The Foreign Residents in the TRNC (TFR)
Trip to Famagusta
By Ralph Kratzer
On Wednesday, 13th November 2013, 32 members and guests from 6 different countries of origin joined the TFR to be part of a day trip to the old walled city of Famagusta.
Early in the morning the bus of Virgo Trans waited in Lapta ready to pick up the first participants of the journey. As we travelled through Kyrenia more and more passengers got on board, finally we went towards Famagusta, and arrived about 10am. As I did not have breakfast before, my stomach was growling, but fortunately the first place we went to was the famous “Petek Patisserie and Café” in the old town of Famagusta, where there was delicious coffee and pastries. Thus, the first hunger was saturated and the group was ready to go on their exploring tour.
Brian Self, former Chairman of the TFR and Horst Gutowski, our Treasurer had organized the tour, but now a young lady joined the group, Ceren. She is an architect and was sent by the Department of Antiquities of the city to be our tour guide for the day. To say it from the start, she should do her job very well!
I will not go into historical or architectural details in my report because you can find much information on the internet (eg by clicking here
A wonderful video about the old walled city of Famagusta with all its attractions you will find by clicking a link at the end ot the article.
Therefore, I am giving only a very brief description of each of the buildings that we visited for the next 2 hours or more.
Ceren started with the Sea Gate, where the statue of the winged Lion of St. Mark is still reminiscent of the temporary rule of the Venetians over the island. The impressive domed building of the gate, which probably served as a warehouse and a lounge for the troops was built in 1496.
The Othello Tower was supposed to be our next destination, but it is currently closed for renovations.
So we went to the nearby Church of St. George of the Latins, an early Gothic building. Nowadays only to be seen as a ruin, but it still reflects the architecture of this era.
Passing the Kertikli Hamam, the remains of a Turkish bath, we reached after a short walk the ruins of the medieval Carmelite Church and the neighbouring Armenian Orthodox Church, other witnesses of the legendary variety and number of Famagusta churches in earlier times (it is said the city had 365 of them, one for every day of the year…).
The subsequent visit to the Martinengo Bastion particularly impressed me personally. The great bastion is one of 13 towers in the massive ramparts of the old city, which are all still more or less intact. The enormity of this defence system instills me again and again and gives me respect for the skills of the architects and builders in those former days .
Here I also learned why the countless bricks that were used to build the bastions and walls bear engraved individual characters. The different stonemasons who had delivered the material, could so make the bill with their clients after ending the work.
Passing the Nestorian Church and the Kizil Hamam (Scarlet Bath) we went to the Land Gate, also known as the Rivettina Bastion. Climbing up the gate you enjoy one of the best views over the city walls and the entire old city of Famagusta.

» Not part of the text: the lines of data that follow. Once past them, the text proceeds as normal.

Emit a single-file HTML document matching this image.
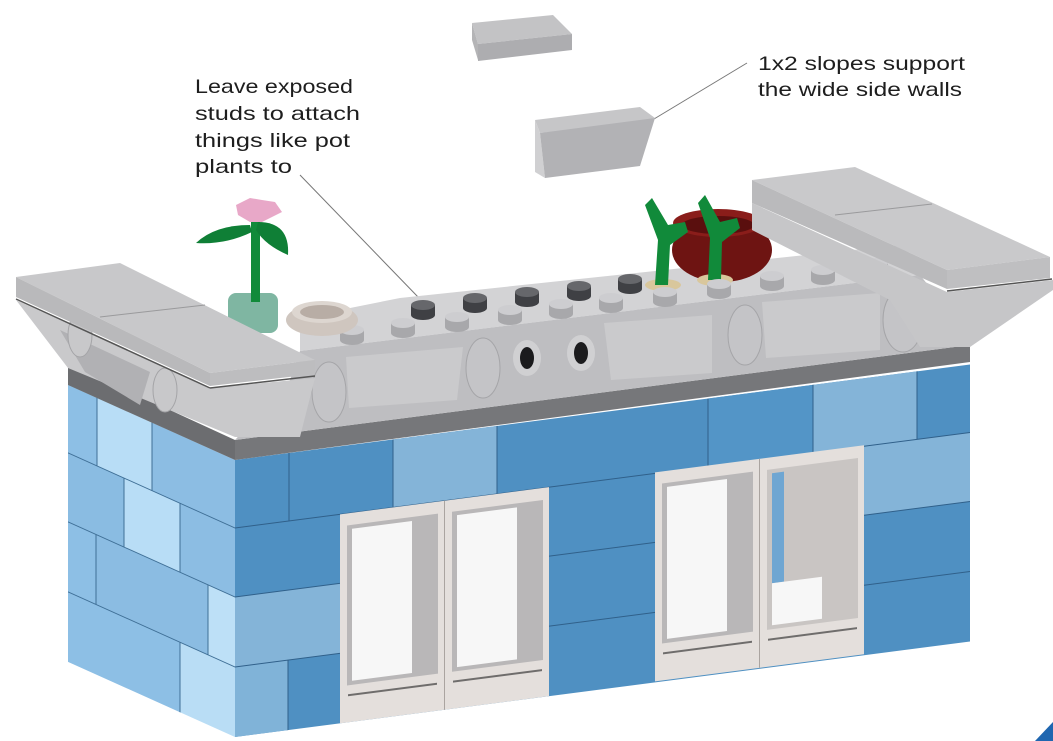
<!DOCTYPE html>
<html><head><meta charset="utf-8"><style>
html,body{margin:0;padding:0;background:#fff;}
svg{display:block;}
text{font-family:"Liberation Sans",sans-serif;font-size:19.5px;fill:#1e1e1e;}
</style></head><body>
<svg width="1053" height="741" viewBox="0 0 1053 741" xmlns="http://www.w3.org/2000/svg">
<defs>
<g id="st"><rect x="-12" y="0" width="24" height="10" fill="#a8a8ab"/><ellipse cx="0" cy="10" rx="12" ry="5" fill="#a8a8ab"/><ellipse cx="0" cy="0" rx="12" ry="5" fill="#cdcdd0"/></g>
<g id="dst"><rect x="-12" y="0" width="24" height="10" fill="#3f4044"/><ellipse cx="0" cy="10" rx="12" ry="5" fill="#3f4044"/><ellipse cx="0" cy="0" rx="12" ry="5" fill="#66676b"/></g>
</defs>

<!-- labels -->
<text x="195" y="93" textLength="158" lengthAdjust="spacingAndGlyphs">Leave exposed</text>
<text x="195" y="120" textLength="165" lengthAdjust="spacingAndGlyphs">studs to attach</text>
<text x="195" y="147" textLength="155" lengthAdjust="spacingAndGlyphs">things like pot</text>
<text x="195" y="173" textLength="97" lengthAdjust="spacingAndGlyphs">plants to</text>
<text x="758" y="70" textLength="207" lengthAdjust="spacingAndGlyphs">1x2 slopes support</text>
<text x="758" y="96" textLength="204" lengthAdjust="spacingAndGlyphs">the wide side walls</text>
<line x1="300" y1="175" x2="419" y2="298" stroke="#777" stroke-width="1"/>
<line x1="747" y1="63" x2="654" y2="119" stroke="#777" stroke-width="1"/>

<!-- floating tile -->
<polygon points="472,23 553,15 572,34 478,44" fill="#c3c3c5"/>
<polygon points="472,23 478,44 478,60 472,40" fill="#b4b4b6"/>
<polygon points="478,44 572,34 572,50 478,61" fill="#adadb0"/>
<!-- floating slope -->
<polygon points="535,120 640,107 655,118 614,126 540,133" fill="#c6c6c8"/>
<polygon points="535,120 540,133 545,178 535,172" fill="#d0d0d2"/>
<polygon points="540,133 655,118 640,166 545,178" fill="#b2b2b5"/>

<!-- left face bricks -->
<g transform="matrix(1,0.45,0,1,0,-105.75)">
<rect x="68" y="460" width="29" height="68" fill="#8dbfe5"/>
<rect x="97" y="460" width="55" height="68" fill="#b8ddf6"/>
<rect x="152" y="460" width="83" height="68" fill="#8cbde3"/>
<rect x="68" y="528" width="56" height="69" fill="#8abce2"/>
<rect x="124" y="528" width="56" height="69" fill="#b8ddf6"/>
<rect x="180" y="528" width="55" height="69" fill="#8cbde3"/>
<rect x="68" y="597" width="28" height="70" fill="#8dbfe5"/>
<rect x="96" y="597" width="112" height="70" fill="#8bbce2"/>
<rect x="208" y="597" width="27" height="70" fill="#bde0f7"/>
<rect x="68" y="667" width="112" height="70" fill="#8dbfe5"/>
<rect x="180" y="667" width="55" height="70" fill="#b9ddf5"/>
<g stroke="#3f6f96" stroke-width="1" fill="none">
<line x1="68" y1="528" x2="235" y2="528"/><line x1="68" y1="597" x2="235" y2="597"/><line x1="68" y1="667" x2="235" y2="667"/>
<line x1="97" y1="460" x2="97" y2="528"/><line x1="152" y1="460" x2="152" y2="528"/>
<line x1="124" y1="528" x2="124" y2="597"/><line x1="180" y1="528" x2="180" y2="597"/>
<line x1="96" y1="597" x2="96" y2="667"/><line x1="208" y1="597" x2="208" y2="667"/>
<line x1="180" y1="667" x2="180" y2="737"/>
</g>
</g>

<!-- front face bricks -->
<g transform="matrix(1,-0.13,0,1,0,30.55)">
<rect x="235" y="460" width="735" height="277" fill="#4f90c2"/>
<rect x="393" y="460" width="104" height="68" fill="#84b4d8"/>
<rect x="813" y="460" width="104" height="68" fill="#84b4d8"/>
<rect x="708" y="460" width="105" height="68" fill="#5395c7"/>
<rect x="864" y="528" width="106" height="69" fill="#84b4d8"/>
<rect x="235" y="597" width="105" height="70" fill="#84b4d8"/>
<rect x="235" y="667" width="53" height="70" fill="#80b3d8"/>
<g stroke="#30608a" stroke-width="1" fill="none">
<line x1="235" y1="528" x2="970" y2="528"/><line x1="235" y1="597" x2="970" y2="597"/><line x1="235" y1="667" x2="970" y2="667"/>
<line x1="289" y1="460" x2="289" y2="528"/><line x1="393" y1="460" x2="393" y2="528"/><line x1="497" y1="460" x2="497" y2="528"/>
<line x1="708" y1="460" x2="708" y2="528"/><line x1="813" y1="460" x2="813" y2="528"/><line x1="917" y1="460" x2="917" y2="528"/>
<line x1="288" y1="667" x2="288" y2="737"/>
</g>
<!-- windows -->
<g>
<rect x="340" y="528" width="209" height="209" fill="#e4dfdc"/>
<rect x="655" y="527" width="209" height="209" fill="#e4dfdc"/>
<line x1="444.5" y1="528" x2="444.5" y2="737" stroke="#aaa4a0"/>
<line x1="759.5" y1="527" x2="759.5" y2="736" stroke="#aaa4a0"/>
<!-- panes -->
<rect x="347" y="540" width="91" height="160" fill="#b9b7b8"/><rect x="352" y="544" width="60" height="152" fill="#f7f7f7"/>
<rect x="452" y="540" width="91" height="160" fill="#b9b7b8"/><rect x="457" y="544" width="60" height="152" fill="#f7f7f7"/>
<rect x="662" y="539" width="91" height="160" fill="#b9b7b8"/><rect x="667" y="543" width="60" height="152" fill="#f7f7f7"/>
<rect x="767" y="539" width="91" height="160" fill="#c9c5c3"/><rect x="772" y="543" width="12" height="110" fill="#6fa6d2"/><rect x="772" y="653" width="50" height="42" fill="#f7f7f7"/>
<g stroke="#6f6d6c" stroke-width="2">
<line x1="348" y1="710" x2="437" y2="710"/><line x1="453" y1="710" x2="542" y2="710"/>
<line x1="663" y1="709" x2="752" y2="709"/><line x1="768" y1="709" x2="857" y2="709"/>
</g>
</g>
</g>

<!-- bands -->
<polygon points="68,363 235,440 235,460 68,385" fill="#6c6d70"/>
<polygon points="235,440 970,345 970,362 235,460" fill="#76777a"/>

<!-- middle roof -->
<polygon points="300,318 400,298 900,245 920,262 920,275 300,351" fill="#d3d3d5"/>
<polygon points="300,351 920,275 940,300 970,345 235,440 290,380" fill="#bebec1"/>
<polygon points="346,357 463,347 457,400 349,408" fill="#cacacc"/>
<polygon points="604,323 712,315 712,373 611,380" fill="#cacacc"/>
<polygon points="762,302 880,293 880,350 766,358" fill="#cacacc"/>
<ellipse cx="329" cy="392" rx="17" ry="30" fill="#c4c4c7" stroke="#a5a5a8"/>
<ellipse cx="483" cy="368" rx="17" ry="30" fill="#c4c4c7" stroke="#a5a5a8"/>
<ellipse cx="745" cy="335" rx="17" ry="30" fill="#c4c4c7" stroke="#a5a5a8"/>
<ellipse cx="903" cy="320" rx="20" ry="32" fill="#c4c4c7" stroke="#a5a5a8"/>
<ellipse cx="527" cy="358" rx="14" ry="18" fill="#d0d0d2"/><ellipse cx="527" cy="358" rx="7" ry="11" fill="#1b1b1d"/>
<ellipse cx="581" cy="353" rx="14" ry="18" fill="#d0d0d2"/><ellipse cx="581" cy="353" rx="7" ry="11" fill="#1b1b1d"/>

<!-- red pot & right plants -->
<ellipse cx="722" cy="250" rx="50" ry="32" fill="#6e1412"/>
<ellipse cx="718" cy="223" rx="45" ry="14" fill="#8a1d1a"/>
<ellipse cx="718" cy="225" rx="36" ry="9" fill="#5a0f0e"/>
<ellipse cx="663" cy="285" rx="18" ry="6" fill="#d9c79c"/>
<ellipse cx="715" cy="280" rx="18" ry="6" fill="#d9c79c"/>
<path d="M655,285 L658,240 L645,205 L652,198 L668,225 L685,222 L688,232 L670,245 L668,285 Z" fill="#118a3a"/>
<path d="M708,280 L710,238 L698,203 L705,195 L720,222 L737,218 L740,228 L722,242 L721,280 Z" fill="#118a3a"/>

<!-- studs -->
<use href="#dst" x="423" y="305"/><use href="#dst" x="475" y="298"/><use href="#dst" x="527" y="292"/><use href="#dst" x="579" y="286"/><use href="#dst" x="630" y="279"/>
<use href="#st" x="352" y="330"/><use href="#st" x="403" y="323"/><use href="#st" x="457" y="317"/><use href="#st" x="510" y="310"/><use href="#st" x="561" y="304"/><use href="#st" x="611" y="298"/><use href="#st" x="665" y="292"/><use href="#st" x="719" y="284"/><use href="#st" x="772" y="276"/><use href="#st" x="823" y="270"/><use href="#st" x="876" y="263"/>

<!-- left flower -->
<rect x="228" y="293" width="50" height="40" rx="8" fill="#7fb6a2"/>
<rect x="251" y="212" width="9" height="90" fill="#118a3a"/>
<path d="M250,225 Q215,225 196,243 Q225,245 252,232 Z" fill="#0f7f36"/>
<path d="M258,222 Q290,222 288,255 Q265,245 256,230 Z" fill="#0f7f36"/>
<polygon points="236,205 250,198 262,200 275,202 282,212 270,218 262,222 250,222 238,215" fill="#e8a8c8"/>
<!-- pot -->
<ellipse cx="322" cy="320" rx="36" ry="16" fill="#cfc6bf"/>
<ellipse cx="322" cy="312" rx="30" ry="11" fill="#ddd6d0"/>
<ellipse cx="322" cy="312" rx="22" ry="7" fill="#b8ada5"/>

<!-- left cap -->
<polygon points="16,300 210,388 315,378 300,437 235,437 68,368" fill="#c9c9cb"/>
<polygon points="60,330 150,372 140,405 85,372" fill="#b1b1b4"/>
<ellipse cx="80" cy="335" rx="12" ry="22" fill="#c8c8ca" stroke="#a4a4a7"/>
<ellipse cx="165" cy="390" rx="12" ry="22" fill="#c8c8ca" stroke="#a4a4a7"/>
<polygon points="16,277 120,263 315,360 210,373" fill="#c8c8ca"/>
<polygon points="16,277 210,373 210,386 16,297" fill="#b9b9bb"/>
<polygon points="210,373 315,360 315,374 210,386" fill="#bdbdbf"/>
<line x1="16" y1="299" x2="210" y2="388" stroke="#555" stroke-width="1.5"/>
<line x1="210" y1="388" x2="315" y2="376" stroke="#555" stroke-width="1.5"/>
<line x1="100" y1="317" x2="205" y2="305" stroke="#9a9a9c" stroke-width="1"/>

<!-- right cap -->
<polygon points="752,203 947,292 1053,280 1053,290 970,347 920,347 890,300 752,230" fill="#c6c6c8"/>
<polygon points="752,180 855,167 1050,257 947,270" fill="#c9c9cb"/>
<polygon points="752,180 947,270 947,289 752,203" fill="#bababc"/>
<polygon points="947,270 1050,257 1050,278 947,289" fill="#bfbfc1"/>
<line x1="947" y1="291" x2="1052" y2="279" stroke="#555" stroke-width="1.5"/>
<line x1="835" y1="215" x2="932" y2="204" stroke="#9a9a9c" stroke-width="1"/>

<!-- corner blue mark -->
<polygon points="1053,722 1053,741 1035,741" fill="#1f66b0"/>
</svg>
</body></html>
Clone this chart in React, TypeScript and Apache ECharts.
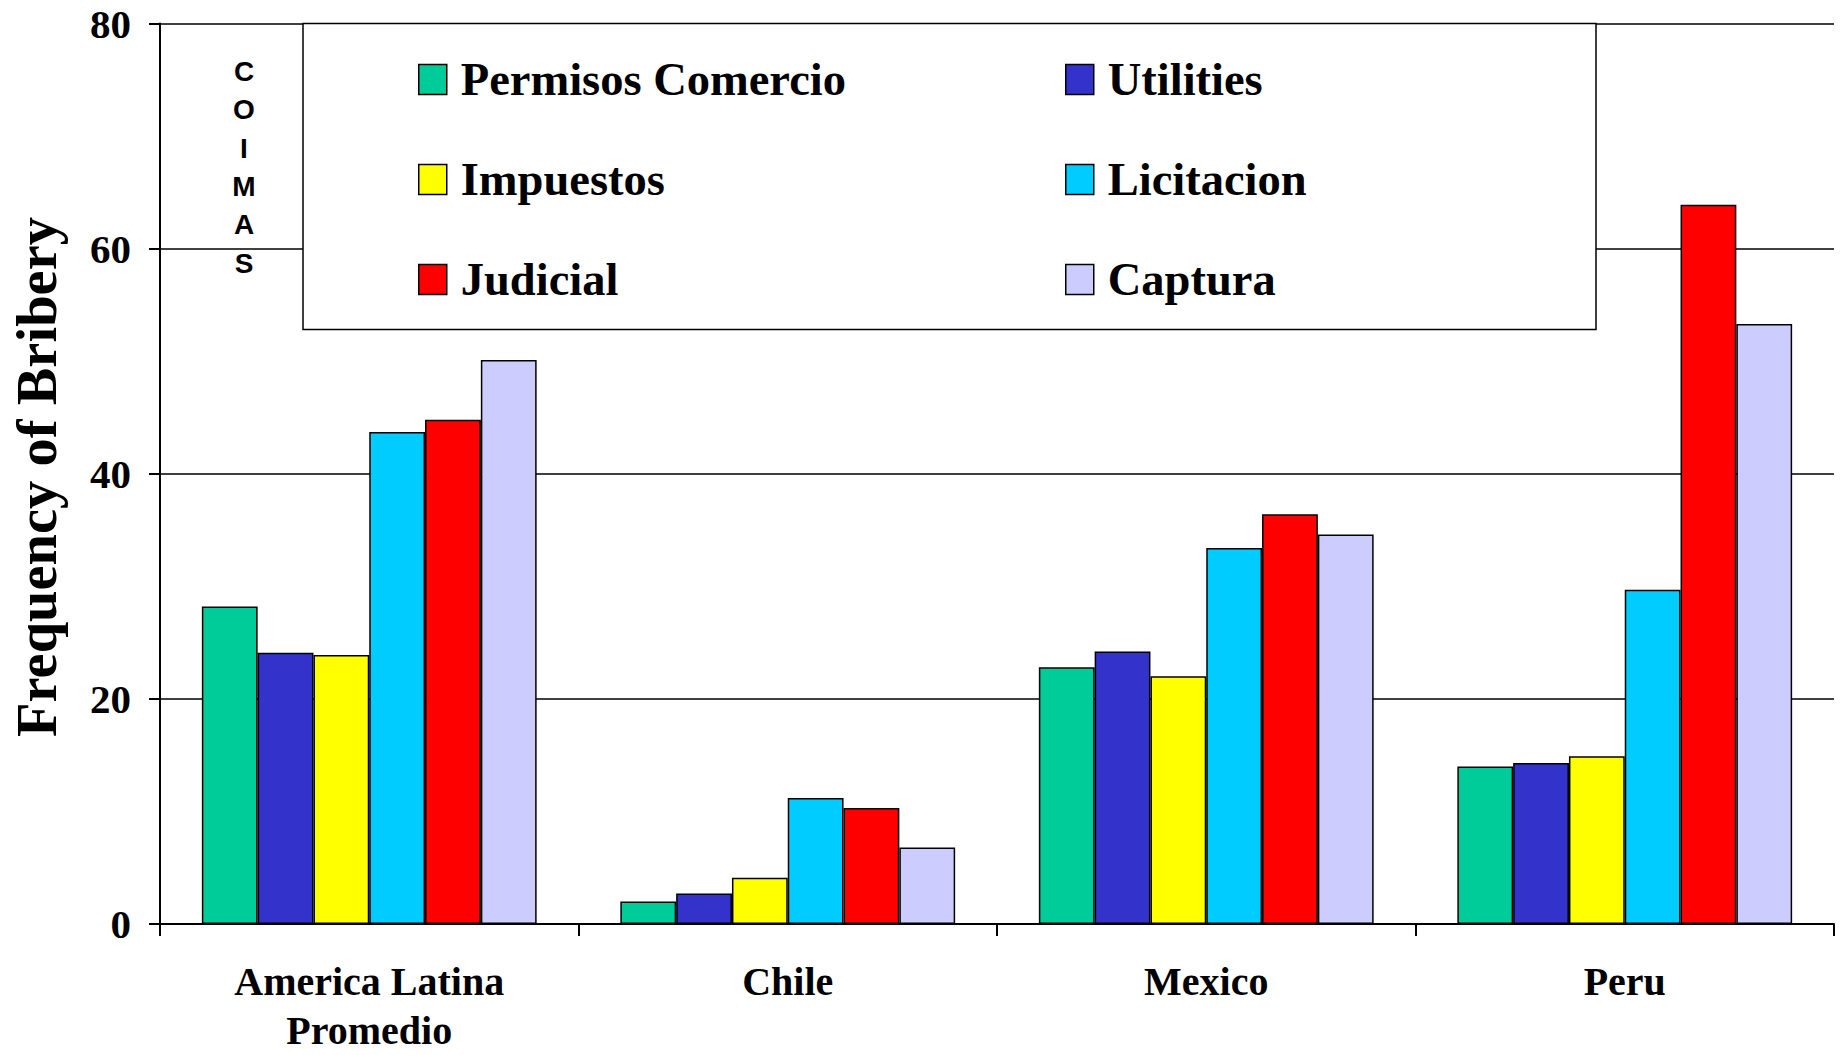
import React, { useEffect, useRef } from "react";
import * as echarts from "echarts";

const categories = ["America Latina\nPromedio", "Chile", "Mexico", "Peru"];
const seriesNames = ["Permisos Comercio", "Utilities", "Impuestos", "Licitacion", "Judicial", "Captura"];
const seriesColors = ["#00CC99", "#3333CC", "#FFFF00", "#00CCFF", "#FF0000", "#CCCCFF"];
const permisosComercio = [28.2, 2.0, 22.8, 14.0];
const utilities = [24.1, 2.7, 24.2, 14.3];
const impuestos = [23.9, 4.1, 22.0, 14.9];
const licitacion = [43.7, 11.2, 33.4, 29.7];
const judicial = [44.8, 10.3, 36.4, 63.9];
const captura = [50.1, 6.8, 34.6, 53.3];
const seriesValues = [permisosComercio, utilities, impuestos, licitacion, judicial, captura];
const yTicks = { min: 0, max: 80, interval: 20 };
const yTitle = "Frequency of Bribery";
const sideNote = "C\nO\nI\nM\nA\nS";

const SERIF = '"Liberation Serif", "Times New Roman", serif';
const SANS = '"Liberation Sans", Arial, sans-serif';

export default function App() {
  const ref = useRef<HTMLDivElement>(null);
  useEffect(() => {
    if (!ref.current) return;
    const chart = echarts.init(ref.current, null, { renderer: "svg" });
    const legendCommon = {
      orient: "vertical",
      top: 56,
      padding: 0,
      itemWidth: 28,
      itemHeight: 30,
      itemGap: 53,
      icon: "rect",
      selectedMode: false,
      itemStyle: { borderColor: "#000", borderWidth: 1.5 },
      textStyle: {
        fontFamily: SERIF,
        fontWeight: "bold",
        fontSize: 46.5,
        lineHeight: 46,
        color: "#000",
        padding: [0, 0, 0, 9],
      },
      z: 5,
    };
    chart.setOption({
      animation: false,
      backgroundColor: "#fff",
      grid: { left: 160, right: 7, top: 23.5, bottom: 126, containLabel: false },
      legend: [
        { ...legendCommon, left: 418, data: [seriesNames[0], seriesNames[2], seriesNames[4]] },
        { ...legendCommon, left: 1065, data: [seriesNames[1], seriesNames[3], seriesNames[5]] },
      ],
      xAxis: {
        type: "category",
        data: categories,
        axisLine: { show: true, lineStyle: { color: "#000", width: 2 } },
        axisTick: { show: true, length: 12, lineStyle: { color: "#000", width: 2 } },
        axisLabel: {
          fontFamily: SERIF,
          fontWeight: "bold",
          fontSize: 40,
          lineHeight: 49,
          color: "#000",
          margin: 33,
          interval: 0,
        },
      },
      yAxis: {
        type: "value",
        min: yTicks.min,
        max: yTicks.max,
        interval: yTicks.interval,
        axisLine: { show: true, lineStyle: { color: "#000", width: 2 } },
        axisTick: { show: true, length: 11, lineStyle: { color: "#000", width: 2 } },
        axisLabel: {
          fontFamily: SERIF,
          fontWeight: "bold",
          fontSize: 41,
          color: "#000",
          margin: 29,
        },
        splitLine: { show: true, lineStyle: { color: "#000", width: 1.5 } },
      },
      series: seriesNames.map((name, i) => ({
        name,
        type: "bar",
        data: seriesValues[i],
        barGap: "0%",
        barCategoryGap: "20%",
        itemStyle: { color: seriesColors[i], borderColor: "#000", borderWidth: 1.5 },
      })),
      graphic: [
        {
          type: "rect",
          z: 3,
          shape: { x: 303, y: 23.5, width: 1293, height: 306 },
          style: { fill: "#fff", stroke: "#000", lineWidth: 1.5 },
        },
        {
          type: "text",
          z: 6,
          x: 244,
          y: 52,
          style: {
            text: sideNote,
            fontFamily: SANS,
            fontWeight: "bold",
            fontSize: 28,
            lineHeight: 38.4,
            fill: "#000",
            align: "center",
            verticalAlign: "top",
          },
        },
        {
          type: "text",
          z: 6,
          x: 37,
          y: 477,
          rotation: Math.PI / 2,
          style: {
            text: yTitle,
            fontFamily: SERIF,
            fontWeight: "bold",
            fontSize: 56.5,
            fill: "#000",
            align: "center",
            verticalAlign: "middle",
          },
        },
      ],
    });
    return () => chart.dispose();
  }, []);
  return (
    <div
      ref={ref}
      style={{ position: "absolute", left: 0, top: 0, width: 1841, height: 1055 }}
    />
  );
}
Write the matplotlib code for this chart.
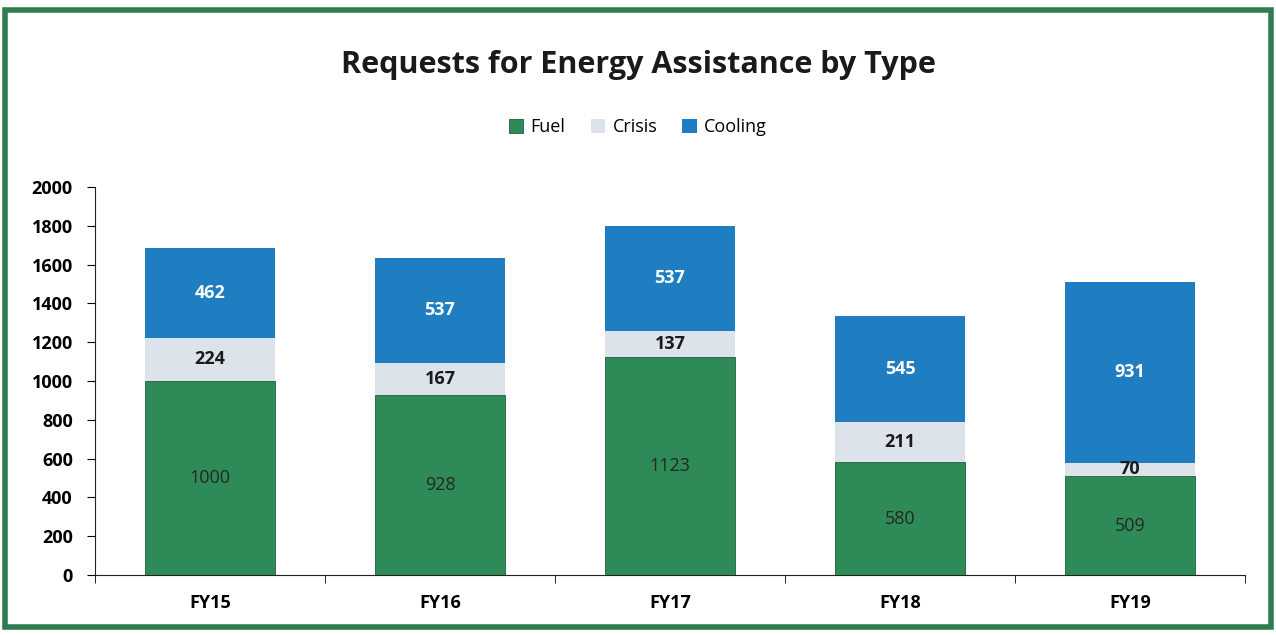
import matplotlib
matplotlib.use("Agg")
import matplotlib.pyplot as plt
from matplotlib.patches import Rectangle
import numpy as np

categories = ["FY15", "FY16", "FY17", "FY18", "FY19"]
fuel = [1000, 928, 1123, 580, 509]
crisis = [224, 167, 137, 211, 70]
cooling = [462, 537, 537, 545, 931]

c_fuel = "#2E8B57"
c_crisis = "#DDE3EA"
c_cool = "#1F7EC1"
c_border = "#2E7D4F"

plt.rcParams['font.family'] = ['Open Sans', 'DejaVu Sans']

fig = plt.figure(figsize=(12.76, 6.35), dpi=100)
fig.patches.append(Rectangle((0.004, 0.012), 0.992, 0.972, transform=fig.transFigure,
                             fill=False, edgecolor=c_border, linewidth=4))

ax = fig.add_axes([95/1276, 1 - 575/635, 1150/1276, 388/635])
x = np.arange(len(categories))
w = 0.565
b1 = ax.bar(x, fuel, w, color=c_fuel, edgecolor="#1e5e3a", linewidth=0.6, label="Fuel")
b2 = ax.bar(x, crisis, w, bottom=fuel, color=c_crisis, label="Crisis")
bot3 = [f + c for f, c in zip(fuel, crisis)]
b3 = ax.bar(x, cooling, w, bottom=bot3, color=c_cool, label="Cooling")

ax.bar_label(b1, labels=[str(v) for v in fuel], label_type="center", fontsize=13, color="#262626")
ax.bar_label(b2, labels=[str(v) for v in crisis], label_type="center", fontsize=13,
             color="#1a1a1a", fontweight="bold")
ax.bar_label(b3, labels=[str(v) for v in cooling], label_type="center", fontsize=13,
             color="white", fontweight="bold")

ax.set_xlim(-0.5, len(categories) - 0.5)
ax.set_ylim(0, 2000)
ax.set_yticks(range(0, 2001, 200))
ax.set_xticks(x)
ax.set_xticklabels(categories, fontsize=13, fontweight="bold")
ax.tick_params(axis="x", length=0, pad=14)
ax.set_xticks(np.arange(-0.5, len(categories), 1), minor=True)
ax.tick_params(axis="x", which="minor", length=6, direction="out")
ax.tick_params(axis="y", labelsize=13, length=6, direction="out", pad=10)
for lab in ax.get_yticklabels():
    lab.set_fontweight("bold")
for s in ["top", "right"]:
    ax.spines[s].set_visible(False)
ax.spines["left"].set_color("#222222")
ax.spines["bottom"].set_color("#222222")

fig.text(0.5, 1 - 65/635, "Requests for Energy Assistance by Type", ha="center", va="center",
         fontsize=22, fontweight="bold", color="#1a1a1a")
fig.legend(handles=[b1, b2, b3], labels=["Fuel", "Crisis", "Cooling"], loc="center",
           bbox_to_anchor=(0.5, 1 - 127/635), ncol=3, frameon=False, fontsize=13,
           handlelength=0.8, handleheight=0.8, handletextpad=0.4, columnspacing=1.4)

fig.savefig("out.png", dpi=100, facecolor="white")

The early Gothic church St. Peter and St. Paul’s from the 14th Century with its beautifully articulated facade, located in the historical centre of the city, was converted by the Turks after 1571 to Sinan Pasa Mosque. It is said that the erection of the church was originally sponsored by a Venetian merchant from the winning of a single trading journey.
At the Greek Orthodox Church of St. George from the 15th Century can still be seen the medieval construction technology, such as over the vaults amphorae were used as a filler to reduce the burden and to improve the acoustics.
Of course at the end of our tour it was obligatory to visit the St. Nicholas Cathedral, built 1298 – 1326 in pure Gothic style. Also in 1571 the church was converted into a mosque by the Turks and named after the leader of the conqueror army, namely Lala Mustafa Pasa. In front of the mosque still stands the legendary Sycamore tree which is claimed to be as old as the church itself!
Now I had seen enough and was very thirsty and hungry, as were most of the other participants as well. So we said goodbye to our charming city guide Ceren, boarded the bus and headed towards the last destination of our day trip, which was a restaurant at the fishing harbour of Bogaz .
After the late lunch and lively conversation at the tables we went back to Girne .
A completely successful and interesting trip!